In the second bloc we leave the Court. Yolanda Fernández Valverde considers the Dávila Enríquez family as hereditary town councillors in Cuenca and Albacete (New Castile) in the last years of Carlos II’s reign, revealing how one family managed to maintain, even improve its position in the difficult circumstances of the seventeenth century. In that sense, Fernández accepts the traditional image of later seventeenth-century Spain. The family was not titled, and while nothing is said about its place in the larger Hispanic Monarchy, nonetheless this is a very good local study. Manuel Rivero Rodríguez returns us to a Court family, that of the eighth duke of Alburquerque, but as viceroy of distant New Spain and Sicily, offering some invaluable insights into not only the role of grandees but also the nature of Spain’s empire, suggesting that Olivares’s so-called union of arms (as articulated by the late John Elliott) was by no means dead in the water after Olivares’s fall in 1643. With David Rex Galindo we are back with the untitled nobility, in a study of Don José de Garro, a Basque who held various governorships in Spanish America and Spain before becoming captain general of Vizcaya. We remain in America with Francisco Javier García Bresó and Porfirio Sanz Camañes’s joint essay on Melchor Portocarrero Lasso de la Vega, count of la Monclova, viceroy successively of Mexico and Peru between 1686 and 1705, and one of the imperial proconsuls who oversaw the successful Spanish response to the Scottish attempt to establish a colony in central America at the end of the 1690s.

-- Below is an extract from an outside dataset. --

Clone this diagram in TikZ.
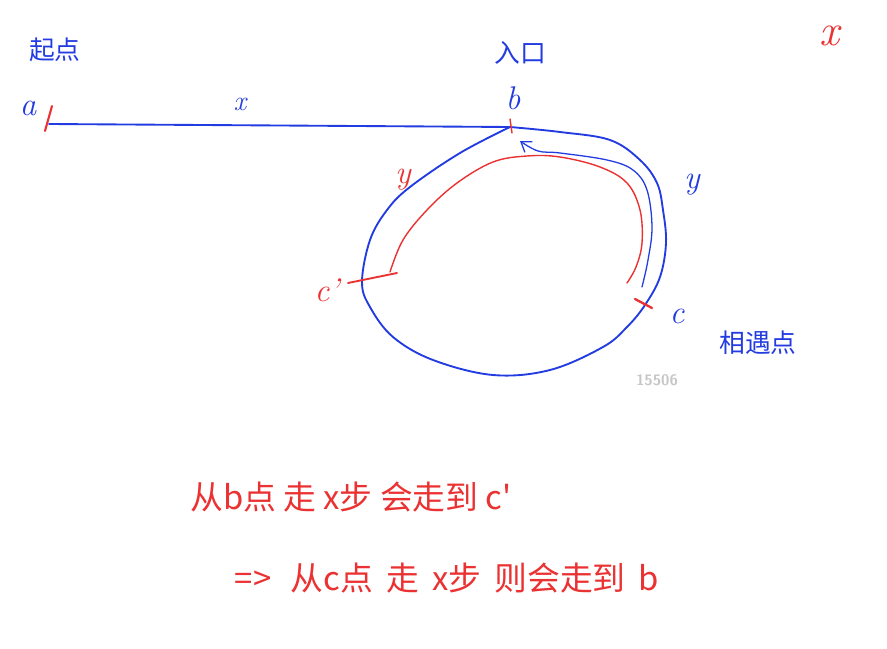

In the third group, Carmen-María Fernández Nadal discusses the marquises of Canales de Chozas, a family which achieved a title (1680) via careers in defence of the Monarchy in the bureaucracy and diplomacy, Canales being expelled from London in 1699 following his protest against the second Partition Treaty. For her part, Asunción Retortillo Atienza considers the career of Pablo Spínola Doria, third marquis of los Balbases, his allies and others in both his native Genoa and in Spain where he too served, in the military and as diplomat. Antonio López Amores considers the political career of a Sardinian noble, the marquis of Villasor, for whom loyalty to the Crown went hand in hand with closer links—achieved by means of marriage alliances—with Castilian noble families. Juana Salado Santos, in one of the more self-consciously conceptual contributions, and one which more directly challenges the thesis of decline, considers the career of Francisco Ronquillo Briceño, count of Gramedo (1677), but saying relatively little about him as titled noble. For his part, Miguel Gómez Vozmediano explores the career of Iñigo de la Cruz Suárez Manrique de Lara, providing a good account of the family, its titles, including that of count of Frigiliana, the life and career (including military service), of both Iñigo and his father under Carlos II and Philip V, Iñigo’s subsequent disgrace, his authorship, including of a treatise on the Military Orders, and his administration of his señorio. Señorial administration is also the focus of Ignacio Atienza Hernández and Francisco Ledesma Gámez’s study of efforts to cut costs on the duke of Osuna’s estado in the 1690s, in the context of a debt crisis due in part to the family’s service to the Crown in the previous century and a half.

In the final set of articles, Rubén González Cuerva discusses the significance of the response, inside and outside Spain, to the death of the duke of Béjar at the siege of Buda (1686); he explores the implications for understanding what it meant to be a noble as well as the link between Austrian and Spanish Habsburgs. David García Hernán suggests that values articulated in Alonso Jerónimo de Salas Barbadillo’s Caballero Perfecto (1620)—service, loyalty, obedience—continued to shape perceptions of the nature of nobility in seventeenth-century Spain and the behaviour of nobles for the rest of the century. Finally, Adolfo Carrasco Martínez, with reference to a portrait now in Madrid’s Prado, considers the competing influence of inheritance and individual character in the construction of his own image by Gregorio María de Silva Mendoza, fifth duke of Pastrana and ninth duke of Infantado, in an essay which locates itself within the recent interest in representation.

This is a wide-ranging collection, one which makes good use of pertinent primary sources, including the section of Spain’s Archivo Historico Nobleza in Toledo which houses noble archives such as those of the Osuna, and of an impressive growing body of Spanish-language studies of Spain’s early modern nobility. As noted above, many of the studies are not confined to the reign of Carlos II but also embrace that of Philip V, not all of the subjects of the essays were grandees or títulos, while some contributors do accept that late Habsburg Spain was in difficulty, although arguing that this offered an opportunity to serve, to prosper personally and to help preserve the Monarchy. Some other aspects of noble life—including economic circumstances—and culture might have been more fully discussed. This is not an exhaustive, definitive study of the public role of Spain’s aristocracy in the reign of Carlos II. (And, as elsewhere in Europe, not all members of that group pursued public careers anyway) But the collection represents a major advance in our understanding of that elite and its place in late Habsburg Spain and its empire. Faction and fighting for place certainly characterised the conduct of the upper nobility—as they did elsewhere—but these essays, some of them small biographical gems, make it much harder to deny the role of títulos and grandees in the survival of the Spanish Monarchy to 1700. Unfortunately, there is no index.